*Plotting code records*
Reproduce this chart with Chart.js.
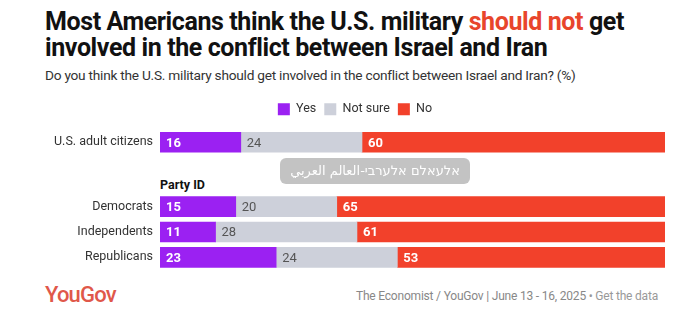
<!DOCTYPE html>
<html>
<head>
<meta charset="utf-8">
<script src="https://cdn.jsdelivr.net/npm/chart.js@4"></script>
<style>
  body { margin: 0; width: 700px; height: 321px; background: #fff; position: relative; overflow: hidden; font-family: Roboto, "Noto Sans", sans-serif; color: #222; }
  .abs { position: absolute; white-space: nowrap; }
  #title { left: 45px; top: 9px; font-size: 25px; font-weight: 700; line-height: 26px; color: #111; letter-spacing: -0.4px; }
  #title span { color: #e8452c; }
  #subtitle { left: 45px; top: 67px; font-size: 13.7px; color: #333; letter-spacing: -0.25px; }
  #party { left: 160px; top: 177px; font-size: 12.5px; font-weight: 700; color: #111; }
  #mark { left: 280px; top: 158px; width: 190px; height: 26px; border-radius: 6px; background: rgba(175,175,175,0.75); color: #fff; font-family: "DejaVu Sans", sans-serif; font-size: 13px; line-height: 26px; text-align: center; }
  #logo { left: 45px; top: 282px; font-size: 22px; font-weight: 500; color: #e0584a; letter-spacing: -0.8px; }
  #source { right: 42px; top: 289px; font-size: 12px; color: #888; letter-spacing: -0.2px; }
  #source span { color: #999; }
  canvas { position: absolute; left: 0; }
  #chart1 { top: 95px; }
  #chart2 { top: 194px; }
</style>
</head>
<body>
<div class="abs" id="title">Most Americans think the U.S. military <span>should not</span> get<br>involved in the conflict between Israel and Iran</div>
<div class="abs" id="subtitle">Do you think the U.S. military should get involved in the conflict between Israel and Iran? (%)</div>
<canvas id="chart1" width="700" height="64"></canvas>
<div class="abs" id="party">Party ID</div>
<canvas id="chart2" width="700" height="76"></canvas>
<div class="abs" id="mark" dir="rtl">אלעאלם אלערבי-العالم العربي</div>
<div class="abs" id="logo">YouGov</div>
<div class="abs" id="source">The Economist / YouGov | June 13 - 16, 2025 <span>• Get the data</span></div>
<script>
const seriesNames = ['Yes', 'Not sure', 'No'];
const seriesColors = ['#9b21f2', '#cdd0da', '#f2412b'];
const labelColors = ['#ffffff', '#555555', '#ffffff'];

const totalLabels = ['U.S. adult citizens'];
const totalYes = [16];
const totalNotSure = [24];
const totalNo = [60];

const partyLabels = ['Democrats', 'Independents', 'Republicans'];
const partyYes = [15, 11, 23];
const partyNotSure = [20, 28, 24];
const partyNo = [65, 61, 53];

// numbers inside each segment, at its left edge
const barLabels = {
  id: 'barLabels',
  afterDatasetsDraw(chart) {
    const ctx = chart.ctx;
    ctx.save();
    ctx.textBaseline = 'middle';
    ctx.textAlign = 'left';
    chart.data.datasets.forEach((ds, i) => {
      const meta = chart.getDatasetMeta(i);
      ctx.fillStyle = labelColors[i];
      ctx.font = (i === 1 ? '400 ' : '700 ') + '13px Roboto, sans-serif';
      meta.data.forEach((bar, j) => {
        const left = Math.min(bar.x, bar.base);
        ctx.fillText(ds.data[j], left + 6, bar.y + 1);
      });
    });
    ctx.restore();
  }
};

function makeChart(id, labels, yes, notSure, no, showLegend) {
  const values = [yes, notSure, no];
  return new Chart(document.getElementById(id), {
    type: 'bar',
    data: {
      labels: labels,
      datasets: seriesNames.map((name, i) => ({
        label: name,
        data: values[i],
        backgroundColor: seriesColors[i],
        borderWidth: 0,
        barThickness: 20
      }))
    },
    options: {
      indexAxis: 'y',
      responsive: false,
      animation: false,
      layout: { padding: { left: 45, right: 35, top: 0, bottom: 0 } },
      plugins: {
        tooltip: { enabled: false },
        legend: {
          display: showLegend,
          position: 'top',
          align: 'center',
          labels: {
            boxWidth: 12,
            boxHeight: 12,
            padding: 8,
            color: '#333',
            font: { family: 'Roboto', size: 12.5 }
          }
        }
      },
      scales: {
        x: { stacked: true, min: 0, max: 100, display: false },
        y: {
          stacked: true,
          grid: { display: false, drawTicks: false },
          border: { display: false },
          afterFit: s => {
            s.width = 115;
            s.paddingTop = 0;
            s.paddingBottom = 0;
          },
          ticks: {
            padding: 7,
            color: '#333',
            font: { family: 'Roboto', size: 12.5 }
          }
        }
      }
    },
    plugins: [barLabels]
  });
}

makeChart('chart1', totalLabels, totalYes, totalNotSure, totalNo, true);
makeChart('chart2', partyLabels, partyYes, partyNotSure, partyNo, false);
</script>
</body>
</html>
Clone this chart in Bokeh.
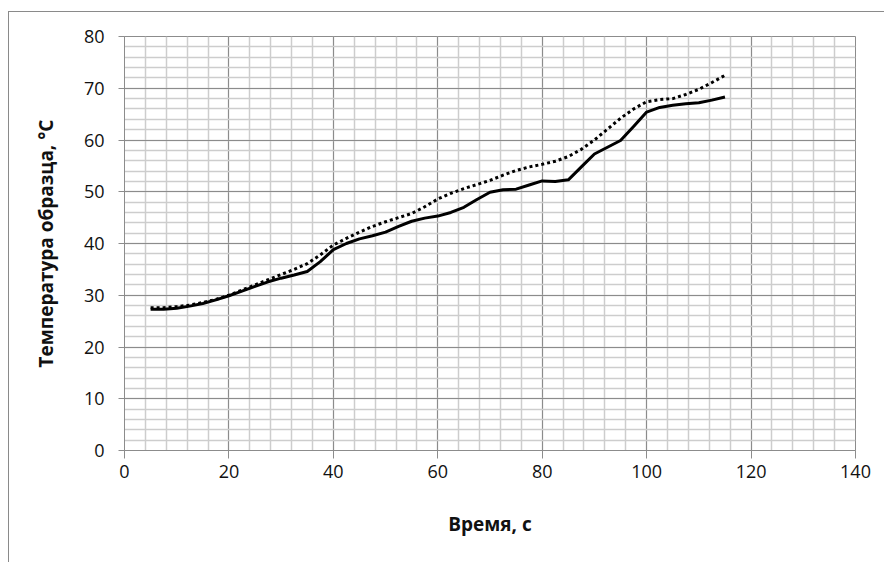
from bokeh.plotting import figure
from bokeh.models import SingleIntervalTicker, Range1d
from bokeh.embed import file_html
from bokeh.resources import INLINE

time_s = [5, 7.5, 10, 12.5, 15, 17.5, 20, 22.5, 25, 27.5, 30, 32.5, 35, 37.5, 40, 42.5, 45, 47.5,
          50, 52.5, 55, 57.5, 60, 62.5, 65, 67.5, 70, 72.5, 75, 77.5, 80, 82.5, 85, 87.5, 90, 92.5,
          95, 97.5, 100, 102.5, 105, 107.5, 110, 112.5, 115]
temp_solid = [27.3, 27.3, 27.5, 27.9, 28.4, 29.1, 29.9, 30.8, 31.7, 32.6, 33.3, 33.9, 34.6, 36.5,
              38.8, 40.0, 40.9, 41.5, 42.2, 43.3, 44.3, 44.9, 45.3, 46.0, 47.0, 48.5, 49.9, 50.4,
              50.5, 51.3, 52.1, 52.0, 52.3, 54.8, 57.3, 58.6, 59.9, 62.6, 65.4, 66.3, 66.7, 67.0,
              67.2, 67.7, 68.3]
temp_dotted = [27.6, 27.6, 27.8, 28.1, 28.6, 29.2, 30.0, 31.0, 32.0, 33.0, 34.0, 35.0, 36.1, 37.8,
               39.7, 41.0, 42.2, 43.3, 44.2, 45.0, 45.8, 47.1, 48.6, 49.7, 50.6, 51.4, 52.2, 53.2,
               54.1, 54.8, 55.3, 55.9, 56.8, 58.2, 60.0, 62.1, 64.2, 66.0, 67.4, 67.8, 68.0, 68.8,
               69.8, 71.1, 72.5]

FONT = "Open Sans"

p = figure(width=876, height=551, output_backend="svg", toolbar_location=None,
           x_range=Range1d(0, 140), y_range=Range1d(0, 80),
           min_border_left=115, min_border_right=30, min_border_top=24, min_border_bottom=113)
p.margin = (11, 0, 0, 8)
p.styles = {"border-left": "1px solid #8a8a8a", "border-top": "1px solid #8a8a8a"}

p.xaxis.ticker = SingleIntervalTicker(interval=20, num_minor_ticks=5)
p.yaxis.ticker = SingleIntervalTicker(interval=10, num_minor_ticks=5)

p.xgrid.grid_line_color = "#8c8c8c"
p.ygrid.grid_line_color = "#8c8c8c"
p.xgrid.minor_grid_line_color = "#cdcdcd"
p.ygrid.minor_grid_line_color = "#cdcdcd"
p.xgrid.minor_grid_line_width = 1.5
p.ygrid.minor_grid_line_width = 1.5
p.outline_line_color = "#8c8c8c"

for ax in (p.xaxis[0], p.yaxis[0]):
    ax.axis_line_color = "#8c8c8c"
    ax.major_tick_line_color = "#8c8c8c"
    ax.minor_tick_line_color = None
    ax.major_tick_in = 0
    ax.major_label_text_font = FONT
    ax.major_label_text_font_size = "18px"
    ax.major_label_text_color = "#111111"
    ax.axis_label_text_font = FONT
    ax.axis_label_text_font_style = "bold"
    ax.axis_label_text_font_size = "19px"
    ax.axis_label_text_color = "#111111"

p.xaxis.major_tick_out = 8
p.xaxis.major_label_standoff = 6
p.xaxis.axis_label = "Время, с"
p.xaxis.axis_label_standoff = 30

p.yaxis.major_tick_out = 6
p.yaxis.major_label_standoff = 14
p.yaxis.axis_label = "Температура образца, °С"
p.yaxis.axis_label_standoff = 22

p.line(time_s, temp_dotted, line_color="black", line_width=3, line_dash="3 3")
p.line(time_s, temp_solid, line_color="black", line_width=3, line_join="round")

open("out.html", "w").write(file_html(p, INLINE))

*What you should do*
Take out nothing but the lines from the one containing "Clone this chart in Bokeh." to the one containing "from bokeh.resources import INLINE", inclusive, retyped exactly. Drop the pictures.

*Output*
Clone this chart in Bokeh.
from bokeh.plotting import figure
from bokeh.models import SingleIntervalTicker, Range1d
from bokeh.embed import file_html
from bokeh.resources import INLINE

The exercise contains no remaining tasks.